I think I understand the problem the “obedience boys” have with the “grace boys.” It is that the “grace boys” can seem to teach grace in such a way as to make people indifferent to sin: “Sin is not such a big deal. It happens. No need to get all worked up about it. Just accept that you are a sinner and that God loves you no matter what. Bask in the knowledge you are a child of God.” I get the problem the “obedience boys” have with the “grace boys.” As far as taking exception with that portrayal of the life of grace goes, I agree.

What I don’t think the “obedience boys” get is how normal sin is. Perhaps they really do not know this reality in terms of their own experience. It could be that for them there is a regeneration-created night and day before and after story. Or, it may mean that there has been a steady upward trajectory to their sanctification without harrowing nosedives into sin or wearying discouragements of slow or no progress. Or, it may be that they do not know themselves very well. Or, it may be that their theological understanding of regeneration and conversion does not allow them to acknowledge that believers can have messy lives – chronic struggles and frequent defeats. That believers can by their messy lives inflict great damage and hurt on other believers and can be badly damaged and hurt by the messy lives of other believers. That the church is a messy place where messy lives are intertwined with and sometimes disillusioned by other messy lives.

Smith recommends that SNAFU makes more sense of how Christians should understand the presence of sin in this world (which would also apply to the neo-Calvinists and Roman Catholics prone to talk about “human flourishing“):

SNAFU – situation normal, all messed up. A National Guard radioman may have invented the term just before World War II, but it became standard, if unofficial, military jargon during the War. It was an apt description of reality as soldiers and marines experienced it. Supplies and equipment did not get where they were needed when they were needed. Battle plans went awry. Stupid orders were issued. Men found themselves in desperate situations. Usually the “human element” was in part or whole responsible. Military men came to expect mess-ups as normal.

A further indication of how few “conservative” Christians (Roman Catholic and Protestant) are willing to apply the category of SNAFU not only to persons but also to the United States, is to consider the degree to American exceptionalism resonates with self-professing believers.

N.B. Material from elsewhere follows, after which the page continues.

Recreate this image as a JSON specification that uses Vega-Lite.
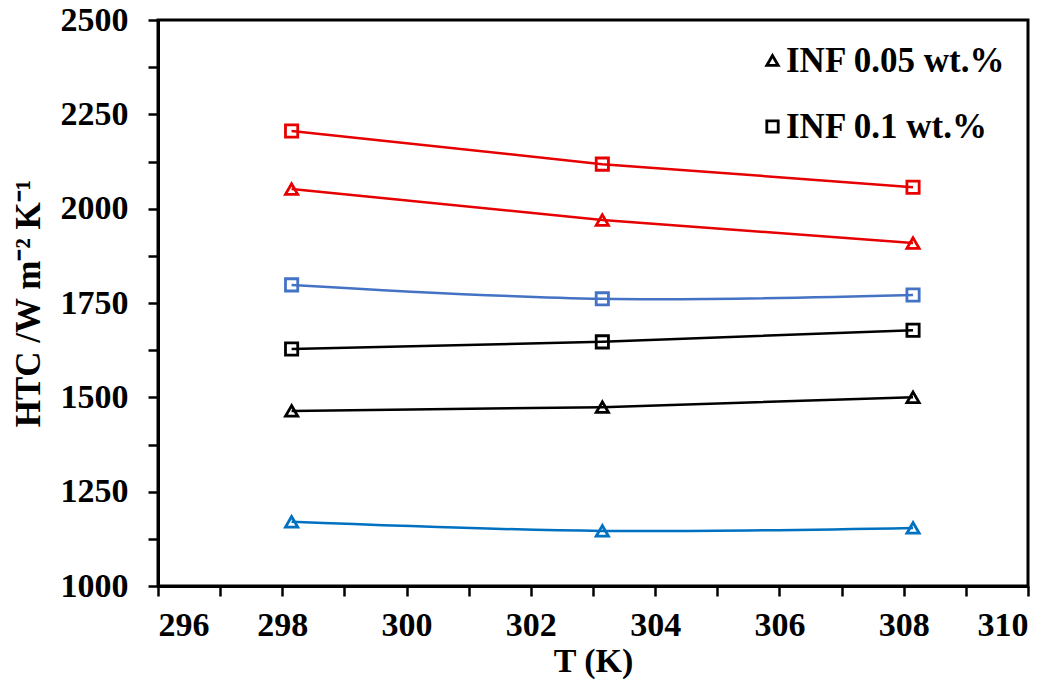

Defining American exceptionalism is tricky, but it generally involves a belief that the United States is singularly blessed by God, has accomplished untold good in the history of the world, and even if it has declined the nation was truly great because of its divine sanctions and virtuous performance.

It would be one thing, say through the extra-confessional idea of definitive sanctification, to argue that the individual Christian has broken definitively with sin and so now lives a life that should not be characterized by SNAFU. But to view a nation as on balance wholesome or even as an exceptional force for goodness, truth, and beauty is downright inconceivable given what we know about human depravity (think Woodrow Wilson) or about human politics (think The Wire or Homeland).

To avoid the dark thoughts that follow from Total Depravity is truly gullible. Non-believers tend to think that Christians are remarkably prone to believe all sorts of nonsense. A pronounced understanding of human wickedness should function as a hedge on such gullibility. If it does not, it explains the appeal of the “obedience boys” and the Salem Radio Network.